Speedy Chocolate Cake: serves 8
4 oz (100g) plain chocolate
4 oz (100g) butter
4 oz (100g) soft dark brown sugar
4 oz (100g) self-raising flour
2 tsp cocoa powder, plus extra for dusting
pinch salt
2 eggs, beaten
half tsp vanilla extract
Put the chocolate and butter into a microwavable bowl and cook on full power (High or 100%) for one minute, or until melted. Add the remaining ingredients and mix together thoroughly.
Pour into an 8"/20cm round microwaveable glass dish lined with greaseproof paper and cook on Medium (50% power) for 6 minutes, or until just set. Leave in the container to cool slightly, then dust with a little cocoa powder.
Eat warm as a pudding (great with cream and fresh strawberries), or leave to cool completely then serve as a cake.

Teenage/student fodder is a kind all its own, and however much we try to encourage the eating of 'good food', the youngsters tendency is to go for something quick and easy. But even so we could suggest them trying this (reasonably healthy) version of 'pot noodles', especially if we have measured and laid out the ingredients ready for them to make when they come in after work/play and feel like a snack. As it is ready in 10 minutes after assembly, surely they don't mind waiting a couple or so minutes longer than using a 'convenience' pot-noodle, packed with additives and preservatives and costing them quite a lot. Home-made is far cheaper, especially if Mum provides the makings.
Posh Pot-noodles: serves 1
1 'nest' fine egg or rice noodles
1 spring onion, finely chopped
2 cherry tomatoes, quartered
1 tblsp passata
1 tsp soy sauce
half tsp Worcestershire sauce
1 tblsp cooked (canned) sweetcorn
1 tsp sesame oil
Put the first four ingredients into a large mug and pour over enough boiling water to cover, then add the remaining ingredients. Cover and leave to stand for 6 minutes, stirring once after 3 minutes, then when cooled down enough, eat with a spoon.

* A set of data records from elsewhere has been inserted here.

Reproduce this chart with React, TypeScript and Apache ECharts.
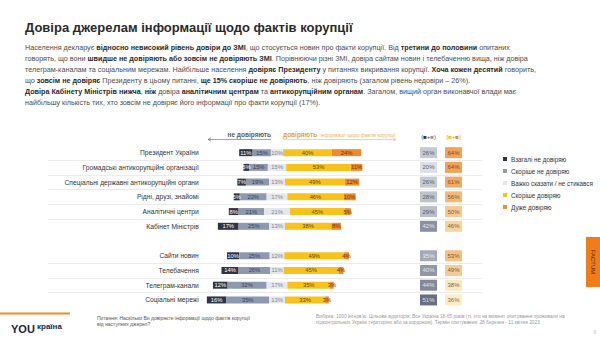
import React, { useEffect, useRef } from 'react';
import * as echarts from 'echarts';

const TITLE = 'Довіра джерелам інформації щодо фактів корупції';
const CATEGORIES = [
  'Президент України',
  'Громадські антикорупційні організації',
  'Спеціальні державні антикорупційні органи',
  'Рідні, друзі, знайомі',
  'Аналітичні центри',
  'Кабінет Міністрів',
  'Сайти новин',
  'Телебачення',
  'Телеграм-канали',
  'Соціальні мережі',
];
const GAP_AFTER = 5;
const SERIES_NAMES = ['Взагалі не довіряю', 'Скоріше не довіряю', 'Важко сказати / не стикався', 'Скоріше довіряю', 'Дуже довіряю'];
const STRONG_DISTRUST = [11, 5, 7, 5, 8, 17, 10, 14, 12, 16];
const RATHER_DISTRUST = [15, 15, 19, 22, 21, 25, 25, 26, 32, 35];
const HARD_TO_SAY = [10, 15, 13, 17, 21, 13, 12, 11, 17, 13];
const RATHER_TRUST = [40, 53, 49, 46, 45, 38, 49, 45, 35, 33];
const FULL_TRUST = [24, 11, 12, 10, 5, 8, 4, 4, 3, 3];
const TOTAL_DISTRUST = [26, 20, 26, 28, 29, 42, 35, 40, 44, 51];
const TOTAL_TRUST = [64, 64, 61, 56, 50, 46, 53, 49, 38, 36];

const PARAGRAPH: [string, boolean][][] = [
  [['Населення декларує ', false], ['відносно невисокий рівень довіри до ЗМІ', true], [', що стосується новин про факти корупції. Від ', false], ['третини до половини ', true], ['опитаних', false]],
  [['говорять, що вони ', false], ['швидше не довіряють або зовсім не довіряють ЗМІ', true], ['. Порівнюючи різні ЗМІ, довіра сайтам новин і телебаченню вища, ніж довіра', false]],
  [['телеграм-каналам та соціальним мережам. Найбільше населення ', false], ['довіряє Президенту ', true], ['у питаннях викривання корупції. ', false], ['Хоча кожен десятий ', true], ['говорить,', false]],
  [['що ', false], ['зовсім не довіряє ', true], ['Президенту в цьому питанні, ', false], ['ще 15% скоріше не довіряють', true], [', ніж довіряють (загалом рівень недовіри – 26%).', false]],
  [['Довіра Кабінету Міністрів нижча', true], [', ', false], ['ніж ', true], ['довіра ', false], ['аналітичним центрам ', true], ['та ', false], ['антикорупційним органам', true], ['. Загалом, вищий орган виконавчої влади має', false]],
  [['найбільшу кількість тих, хто зовсім не довіряє його інформації про факти корупції (17%).', false]],
];
const QUESTION = ['Питання: Наскільки Ви довіряєте інформації щодо фактів корупції', 'від наступних джерел?'];
const SAMPLE = [
  "Вибірка: 1000 інтерв'ю. Цільова аудиторія: Все Україна 18-65 років (ті, хто на момент опитування проживали на",
  'підконтрольних Україні територіях або за кордоном). Термін опитування: 28 березня - 11 квітня 2023',
];

const FONT = "'Liberation Sans', Arial, sans-serif";
const COLORS = ['#2f3545', '#8e99b0', '#e5e7eb', '#f8c21d', '#f08b2b'];
const LABEL_COLORS = ['#ffffff', '#34405a', '#7d8597', '#5e4b14', '#6a3a0a'];
const CENTER = 60;

function withGap<T>(arr: T[], filler: T): T[] {
  return [...arr.slice(0, GAP_AFTER + 1), filler, ...arr.slice(GAP_AFTER + 1)];
}

export default function App() {
  const ref = useRef<HTMLDivElement>(null);
  useEffect(() => {
    document.body.style.margin = '0';
    const chart = echarts.init(ref.current!, undefined, { renderer: 'svg' });
    const rows = withGap(CATEGORIES, '');
    const segs = [STRONG_DISTRUST, RATHER_DISTRUST, HARD_TO_SAY, RATHER_TRUST, FULL_TRUST];
    const offsets = CATEGORIES.map((_, i) => CENTER - (STRONG_DISTRUST[i] + RATHER_DISTRUST[i] + HARD_TO_SAY[i] / 2));

    const barSeries: any[] = [
      {
        type: 'bar', name: 'offset', stack: 'a', xAxisIndex: 1, yAxisIndex: 1, barWidth: 7, silent: true,
        itemStyle: { color: 'rgba(0,0,0,0)' }, data: withGap<any>(offsets, '-'),
      },
      ...segs.map((arr, k) => ({
        type: 'bar', name: SERIES_NAMES[k], stack: 'a', xAxisIndex: 1, yAxisIndex: 1, barWidth: 7,
        itemStyle: { color: COLORS[k] },
        label: { show: true, position: 'inside', formatter: '{c}%', fontSize: 5.8, fontFamily: FONT, color: LABEL_COLORS[k] },
        data: withGap<any>(arr, '-'),
      })),
    ];

    const boxData = (arr: number[], col: number, light: (v: number) => boolean, dark: string) =>
      withGap<any>(arr, null)
        .map((v, i) => (v == null ? null : { value: [col, i, v], label: { color: light(v) ? '#ffffff' : dark } }))
        .filter((d) => d);

    const boxSeries: any[] = [
      {
        type: 'scatter', xAxisIndex: 2, yAxisIndex: 2, symbol: 'rect', symbolSize: [17, 11],
        label: { show: true, position: 'inside', fontSize: 6, fontFamily: FONT, formatter: (p: any) => p.value[2] + '%' },
        data: boxData(TOTAL_DISTRUST, 0, (v) => v >= 35, '#333a48'),
      },
      {
        type: 'scatter', xAxisIndex: 2, yAxisIndex: 2, symbol: 'rect', symbolSize: [17, 11],
        label: { show: true, position: 'inside', fontSize: 6, fontFamily: FONT, formatter: (p: any) => p.value[2] + '%' },
        data: boxData(TOTAL_TRUST, 1, () => false, '#5a360c'),
      },
    ];

    const rowTop = 145.3;
    const rowHeight = 162;
    const gridBase = { top: rowTop, height: rowHeight, containLabel: false, outerBoundsMode: 'none' };

    const lineIdx = rows.map((r, i) => (i > 0 && r !== '' && rows[i - 1] !== '' ? i : -1)).filter((i) => i > 0);

    const para = PARAGRAPH.map((line, i) => ({
      type: 'text', x: 25, y: 47 + i * 11,
      style: {
        text: line.map(([t, b]) => `{${b ? 'b' : 'n'}|${t}}`).join(''),
        verticalAlign: 'middle',
        rich: {
          n: { fontSize: 7.2, fontFamily: FONT, fill: '#4d4d4d' },
          b: { fontSize: 7.2, fontFamily: FONT, fontWeight: 'bold', fill: '#2a2a2a' },
        },
      },
    }));

    const option: any = {
      animation: false,
      backgroundColor: '#ffffff',
      textStyle: { fontFamily: FONT },
      grid: [
        { ...gridBase, left: 48, width: 434 },
        { ...gridBase, left: 277 - CENTER * 1.22, width: 130 * 1.22 },
        { ...gridBase, left: 416, width: 50 },
      ],
      xAxis: [
        { gridIndex: 0, type: 'value', show: false },
        { gridIndex: 1, type: 'value', min: 0, max: 130, show: false },
        { gridIndex: 2, type: 'category', data: ['distrust', 'trust'], show: false },
      ],
      yAxis: [
        {
          gridIndex: 0, type: 'category', data: rows, inverse: true,
          axisLine: { show: false }, axisTick: { show: false }, axisLabel: { show: false },
          splitLine: {
            show: true, showMaxLine: false,
            interval: (index: number) => lineIdx.includes(index),
            lineStyle: { color: '#dedede', width: 0.6 },
          },
        },
        {
          gridIndex: 1, type: 'category', data: rows, inverse: true,
          axisLine: { show: false }, axisTick: { show: false },
          axisLabel: { fontSize: 6.7, color: '#333333', margin: 5, fontFamily: FONT },
        },
        { gridIndex: 2, type: 'category', data: rows, inverse: true, show: false },
      ],
      visualMap: [
        { type: 'continuous', show: false, seriesIndex: 6, dimension: 2, min: 20, max: 51, inRange: { color: ['#d3d7e0', '#434b5f'] } },
        { type: 'continuous', show: false, seriesIndex: 7, dimension: 2, min: 36, max: 64, inRange: { color: ['#fbe8bb', '#ef8b30'] } },
      ],
      legend: {
        data: SERIES_NAMES, orient: 'vertical', left: 498, top: 151, itemWidth: 4, itemHeight: 4, itemGap: 6,
        icon: 'rect', selectedMode: false,
        textStyle: { fontSize: 6.3, color: '#333333', fontFamily: FONT, padding: [0, 0, 0, -1] },
      },
      series: [...barSeries, ...boxSeries],
      graphic: [
        { type: 'text', x: 25, y: 27, style: { text: TITLE, font: `bold 13px ${FONT}`, fill: '#2a2a2a', verticalAlign: 'middle' } },
        ...para,
        { type: 'text', x: 271, y: 134.5, style: { text: 'не довіряють', font: `bold 6.5px ${FONT}`, fill: '#56606f', align: 'right', verticalAlign: 'middle' } },
        { type: 'line', shape: { x1: 271, y1: 139.5, x2: 208, y2: 139.5 }, style: { stroke: '#666666', lineWidth: 0.6 } },
        { type: 'polyline', shape: { points: [[211, 137.8], [208, 139.5], [211, 141.2]] }, style: { stroke: '#666666', lineWidth: 0.6, fill: null } },
        {
          type: 'text', x: 283, y: 134.5,
          style: {
            text: '{a|довіряють} {b|інформації щодо фактів корупції}', verticalAlign: 'middle',
            rich: {
              a: { fontSize: 6.5, fontWeight: 'bold', fontFamily: FONT, fill: '#e8a233' },
              b: { fontSize: 5, fontFamily: FONT, fill: '#e9b469' },
            },
          },
        },
        { type: 'line', shape: { x1: 283, y1: 139.5, x2: 396, y2: 139.5 }, style: { stroke: '#e9b469', lineWidth: 0.6 } },
        { type: 'polyline', shape: { points: [[393, 137.8], [396, 139.5], [393, 141.2]] }, style: { stroke: '#e9b469', lineWidth: 0.6, fill: null } },
        {
          type: 'text', x: 428.5, y: 137,
          style: {
            text: '{p|(}{s1|■}{p|+}{s2|■}{p|)}', align: 'center', verticalAlign: 'middle',
            rich: {
              p: { fontSize: 6, fontFamily: FONT, fill: '#444444' },
              s1: { fontSize: 6, fontFamily: FONT, fill: COLORS[0] },
              s2: { fontSize: 6, fontFamily: FONT, fill: COLORS[1] },
            },
          },
        },
        {
          type: 'text', x: 453.5, y: 137,
          style: {
            text: '{p|(}{s1|■}{p|+}{s2|■}{p|)}', align: 'center', verticalAlign: 'middle',
            rich: {
              p: { fontSize: 6, fontFamily: FONT, fill: '#e08a2a' },
              s1: { fontSize: 6, fontFamily: FONT, fill: COLORS[3] },
              s2: { fontSize: 6, fontFamily: FONT, fill: COLORS[4] },
            },
          },
        },
        { type: 'rect', shape: { x: 586, y: 237, width: 14, height: 50 }, style: { fill: '#f07d1a' } },
        { type: 'text', x: 593, y: 262, rotation: -Math.PI / 2, style: { text: 'FACTUM', font: `6px ${FONT}`, fill: '#5a2a00', align: 'center', verticalAlign: 'middle' } },
        { type: 'rect', shape: { x: 0, y: 312.5, width: 70, height: 2 }, style: { fill: '#f08a2a' } },
        { type: 'text', x: 11, y: 329, style: { text: 'YOU', font: `bold 11px ${FONT}`, fill: '#1d2540', verticalAlign: 'middle' } },
        { type: 'text', x: 37, y: 326, style: { text: 'країна', font: `bold 8px ${FONT}`, fill: '#1d2540', verticalAlign: 'middle' } },
        ...QUESTION.map((t, i) => ({ type: 'text', x: 97, y: 317.5 + i * 6, style: { text: t, font: `5px ${FONT}`, fill: '#555555', verticalAlign: 'middle' } })),
        ...SAMPLE.map((t, i) => ({ type: 'text', x: 316, y: 316.5 + i * 6, style: { text: t, font: `4.8px ${FONT}`, fill: '#9a9a9a', verticalAlign: 'middle' } })),
        { type: 'text', x: 595, y: 332, style: { text: '8', font: `5px ${FONT}`, fill: '#cccccc', align: 'center', verticalAlign: 'middle' } },
      ],
    };
    chart.setOption(option);
    return () => chart.dispose();
  }, []);
  return <div ref={ref} style={{ width: 600, height: 337, position: 'absolute', left: 0, top: 0, background: '#fff' }} />;
}
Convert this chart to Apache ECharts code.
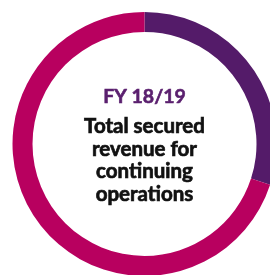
<!DOCTYPE html>
<html>
<head>
<meta charset="utf-8">
<script src="https://cdn.jsdelivr.net/npm/echarts@6/dist/echarts.min.js"></script>
<style>
html,body{margin:0;padding:0;background:#fff;}
#c{width:270px;height:275px;}
</style>
</head>
<body>
<div id="c"></div>
<script>
var categories = ['Segment A', 'Segment B'];
var values = [30, 70];
var colors = ['#541b69', '#b8005f'];
var headline = 'FY 18/19';
var caption = ['Total secured', 'revenue for', 'continuing', 'operations'];

var cx = 144.5;
var graphics = [{
  type: 'text', x: cx, y: 96.5,
  style: {text: headline, fill: '#5a1f6e', stroke: '#5a1f6e', lineWidth: 0.6, font: 'bold 19.5px Lato', align: 'center', verticalAlign: 'middle'}
}];
caption.forEach(function (line, i) {
  graphics.push({
    type: 'text', x: cx, y: 126.5 + i * 22.6,
    style: {text: line, fill: '#111', stroke: '#111', lineWidth: 0.7, font: 'bold 20.5px Lato', align: 'center', verticalAlign: 'middle'}
  });
});

var chart = echarts.init(document.getElementById('c'), null, {renderer: 'canvas'});
chart.setOption({
  animation: false,
  series: [{
    type: 'pie',
    center: [cx, 144],
    radius: [112, 132],
    startAngle: 90,
    clockwise: true,
    label: {show: false},
    labelLine: {show: false},
    emphasis: {disabled: true},
    itemStyle: {borderWidth: 0},
    data: categories.map(function (c, i) {
      return {name: c, value: values[i], itemStyle: {color: colors[i]}};
    })
  }],
  graphic: graphics
});
</script>
</body>
</html>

If we are lucky, then we might just get a very mild Easter with the possibility of having a picnic, or at least 'eating out' in our garden. So the final recipe today is great for either suggestion, or even taking as part of a packed lunch (with a side salad).
The filling is just a suggestion, you could smear the dough with pesto sauce and use cold roasted Mediterranean vegetables as the filling, with or without meat. Or it could be just cheese and pickle. It's your choice.
Stuffed Picnic Loaf: serves 4 - 6
1 x 500g pack white bread mix
7 oz (200g) mozzarella cheese, grated
10 wafer-thin slices ham
1 small red onion, finely chopped
Make up the bread dough as per packet instructions, then roll out on a lightly floured board to an oblong approx 8" x 18" (8 x 45cm). Spread the ham, cheese and onion over the dough, then fold over the long sides and a bit at each end to enclose the filling completely. Shape into a long sausage (to look like a 'baguette') and place on a lightly greased baking sheet, cover loosely and leave in a warm place for about half an hour to rise (it won't rise a lot, but should 'puff up').
Brush the top with a little oil then place in the oven (200C, 400F, gas 6) and bake for 20 - 30 minutes until risen and golden. Allow to cool on the tray until ready to eat - this can either be warm or left until cold. Good served with a tomato pasta-type or pizza-type tomato sauce as a 'dip'.

Suddenly I feel whole lot brighter, all because I know you are out there and I am not 'alone'. Having a 'virtual' friend such as you is something I am very grateful for (with the added advantage you can't butt in when I'm talking!!). Am now fast climbing out of my 'slough of despond' and am sure by tomorrow will have loads of interesting things to tell you about that I will have done (and am intending to start right now). So see you then!